Exercise goal: Transcribe the records below exactly as they appear.

— START —

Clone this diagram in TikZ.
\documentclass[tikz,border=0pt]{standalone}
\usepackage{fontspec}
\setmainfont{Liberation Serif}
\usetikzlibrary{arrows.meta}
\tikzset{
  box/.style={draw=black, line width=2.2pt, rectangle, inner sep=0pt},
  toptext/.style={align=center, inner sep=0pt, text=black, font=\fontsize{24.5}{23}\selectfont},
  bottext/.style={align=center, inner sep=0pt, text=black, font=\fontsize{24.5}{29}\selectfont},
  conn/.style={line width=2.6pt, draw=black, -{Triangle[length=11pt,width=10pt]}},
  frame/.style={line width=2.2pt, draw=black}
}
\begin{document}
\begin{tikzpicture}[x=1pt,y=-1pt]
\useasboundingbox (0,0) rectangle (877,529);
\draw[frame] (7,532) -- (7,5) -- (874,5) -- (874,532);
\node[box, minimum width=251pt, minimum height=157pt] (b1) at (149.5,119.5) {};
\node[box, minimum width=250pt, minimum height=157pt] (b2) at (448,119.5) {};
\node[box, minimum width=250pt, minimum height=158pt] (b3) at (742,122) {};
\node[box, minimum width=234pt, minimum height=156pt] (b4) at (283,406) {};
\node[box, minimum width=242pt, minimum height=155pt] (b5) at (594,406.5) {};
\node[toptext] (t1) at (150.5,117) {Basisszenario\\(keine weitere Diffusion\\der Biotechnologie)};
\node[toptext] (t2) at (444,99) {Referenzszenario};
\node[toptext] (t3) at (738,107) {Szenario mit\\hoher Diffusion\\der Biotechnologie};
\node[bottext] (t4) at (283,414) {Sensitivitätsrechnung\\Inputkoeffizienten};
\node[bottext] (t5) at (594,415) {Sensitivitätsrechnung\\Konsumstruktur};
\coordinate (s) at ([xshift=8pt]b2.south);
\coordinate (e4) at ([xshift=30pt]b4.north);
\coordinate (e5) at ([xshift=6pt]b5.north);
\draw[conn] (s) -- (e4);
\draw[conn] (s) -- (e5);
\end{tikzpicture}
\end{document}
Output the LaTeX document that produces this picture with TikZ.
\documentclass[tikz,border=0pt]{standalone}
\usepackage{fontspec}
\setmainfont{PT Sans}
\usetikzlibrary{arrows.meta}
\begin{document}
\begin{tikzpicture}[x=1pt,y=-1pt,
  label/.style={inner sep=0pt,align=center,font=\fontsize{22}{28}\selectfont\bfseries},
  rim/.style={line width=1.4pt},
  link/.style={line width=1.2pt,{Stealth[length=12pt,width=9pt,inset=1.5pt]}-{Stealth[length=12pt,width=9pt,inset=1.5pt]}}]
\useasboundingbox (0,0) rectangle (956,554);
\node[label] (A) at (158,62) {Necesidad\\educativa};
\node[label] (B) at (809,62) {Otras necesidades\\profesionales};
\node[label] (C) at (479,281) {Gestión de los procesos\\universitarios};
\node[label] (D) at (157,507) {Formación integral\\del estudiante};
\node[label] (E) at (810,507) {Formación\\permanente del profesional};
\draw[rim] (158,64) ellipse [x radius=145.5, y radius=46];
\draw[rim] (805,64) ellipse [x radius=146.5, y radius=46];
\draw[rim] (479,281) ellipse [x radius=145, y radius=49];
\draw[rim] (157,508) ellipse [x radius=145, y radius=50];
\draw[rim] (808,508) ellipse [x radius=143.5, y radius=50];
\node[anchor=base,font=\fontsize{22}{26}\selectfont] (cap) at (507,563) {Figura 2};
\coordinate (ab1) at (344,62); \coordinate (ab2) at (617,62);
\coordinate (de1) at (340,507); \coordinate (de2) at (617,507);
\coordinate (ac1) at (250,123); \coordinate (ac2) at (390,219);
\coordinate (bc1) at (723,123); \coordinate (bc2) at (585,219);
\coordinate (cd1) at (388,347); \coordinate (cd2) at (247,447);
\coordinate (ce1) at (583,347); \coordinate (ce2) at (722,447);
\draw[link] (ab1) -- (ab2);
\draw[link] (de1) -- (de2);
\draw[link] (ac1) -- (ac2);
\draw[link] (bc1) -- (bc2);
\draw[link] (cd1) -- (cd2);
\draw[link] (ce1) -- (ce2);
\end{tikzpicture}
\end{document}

— END —

Written response:
Clone this diagram in TikZ.
\documentclass[tikz,border=0pt]{standalone}
\usepackage{fontspec}
\setmainfont{Liberation Serif}
\usetikzlibrary{arrows.meta}
\tikzset{
  box/.style={draw=black, line width=2.2pt, rectangle, inner sep=0pt},
  toptext/.style={align=center, inner sep=0pt, text=black, font=\fontsize{24.5}{23}\selectfont},
  bottext/.style={align=center, inner sep=0pt, text=black, font=\fontsize{24.5}{29}\selectfont},
  conn/.style={line width=2.6pt, draw=black, -{Triangle[length=11pt,width=10pt]}},
  frame/.style={line width=2.2pt, draw=black}
}
\begin{document}
\begin{tikzpicture}[x=1pt,y=-1pt]
\useasboundingbox (0,0) rectangle (877,529);
\draw[frame] (7,532) -- (7,5) -- (874,5) -- (874,532);
\node[box, minimum width=251pt, minimum height=157pt] (b1) at (149.5,119.5) {};
\node[box, minimum width=250pt, minimum height=157pt] (b2) at (448,119.5) {};
\node[box, minimum width=250pt, minimum height=158pt] (b3) at (742,122) {};
\node[box, minimum width=234pt, minimum height=156pt] (b4) at (283,406) {};
\node[box, minimum width=242pt, minimum height=155pt] (b5) at (594,406.5) {};
\node[toptext] (t1) at (150.5,117) {Basisszenario\\(keine weitere Diffusion\\der Biotechnologie)};
\node[toptext] (t2) at (444,99) {Referenzszenario};
\node[toptext] (t3) at (738,107) {Szenario mit\\hoher Diffusion\\der Biotechnologie};
\node[bottext] (t4) at (283,414) {Sensitivitätsrechnung\\Inputkoeffizienten};
\node[bottext] (t5) at (594,415) {Sensitivitätsrechnung\\Konsumstruktur};
\coordinate (s) at ([xshift=8pt]b2.south);
\coordinate (e4) at ([xshift=30pt]b4.north);
\coordinate (e5) at ([xshift=6pt]b5.north);
\draw[conn] (s) -- (e4);
\draw[conn] (s) -- (e5);
\end{tikzpicture}
\end{document}
Output the LaTeX document that produces this picture with TikZ.
\documentclass[tikz,border=0pt]{standalone}
\usepackage{fontspec}
\setmainfont{PT Sans}
\usetikzlibrary{arrows.meta}
\begin{document}
\begin{tikzpicture}[x=1pt,y=-1pt,
  label/.style={inner sep=0pt,align=center,font=\fontsize{22}{28}\selectfont\bfseries},
  rim/.style={line width=1.4pt},
  link/.style={line width=1.2pt,{Stealth[length=12pt,width=9pt,inset=1.5pt]}-{Stealth[length=12pt,width=9pt,inset=1.5pt]}}]
\useasboundingbox (0,0) rectangle (956,554);
\node[label] (A) at (158,62) {Necesidad\\educativa};
\node[label] (B) at (809,62) {Otras necesidades\\profesionales};
\node[label] (C) at (479,281) {Gestión de los procesos\\universitarios};
\node[label] (D) at (157,507) {Formación integral\\del estudiante};
\node[label] (E) at (810,507) {Formación\\permanente del profesional};
\draw[rim] (158,64) ellipse [x radius=145.5, y radius=46];
\draw[rim] (805,64) ellipse [x radius=146.5, y radius=46];
\draw[rim] (479,281) ellipse [x radius=145, y radius=49];
\draw[rim] (157,508) ellipse [x radius=145, y radius=50];
\draw[rim] (808,508) ellipse [x radius=143.5, y radius=50];
\node[anchor=base,font=\fontsize{22}{26}\selectfont] (cap) at (507,563) {Figura 2};
\coordinate (ab1) at (344,62); \coordinate (ab2) at (617,62);
\coordinate (de1) at (340,507); \coordinate (de2) at (617,507);
\coordinate (ac1) at (250,123); \coordinate (ac2) at (390,219);
\coordinate (bc1) at (723,123); \coordinate (bc2) at (585,219);
\coordinate (cd1) at (388,347); \coordinate (cd2) at (247,447);
\coordinate (ce1) at (583,347); \coordinate (ce2) at (722,447);
\draw[link] (ab1) -- (ab2);
\draw[link] (de1) -- (de2);
\draw[link] (ac1) -- (ac2);
\draw[link] (bc1) -- (bc2);
\draw[link] (cd1) -- (cd2);
\draw[link] (ce1) -- (ce2);
\end{tikzpicture}
\end{document}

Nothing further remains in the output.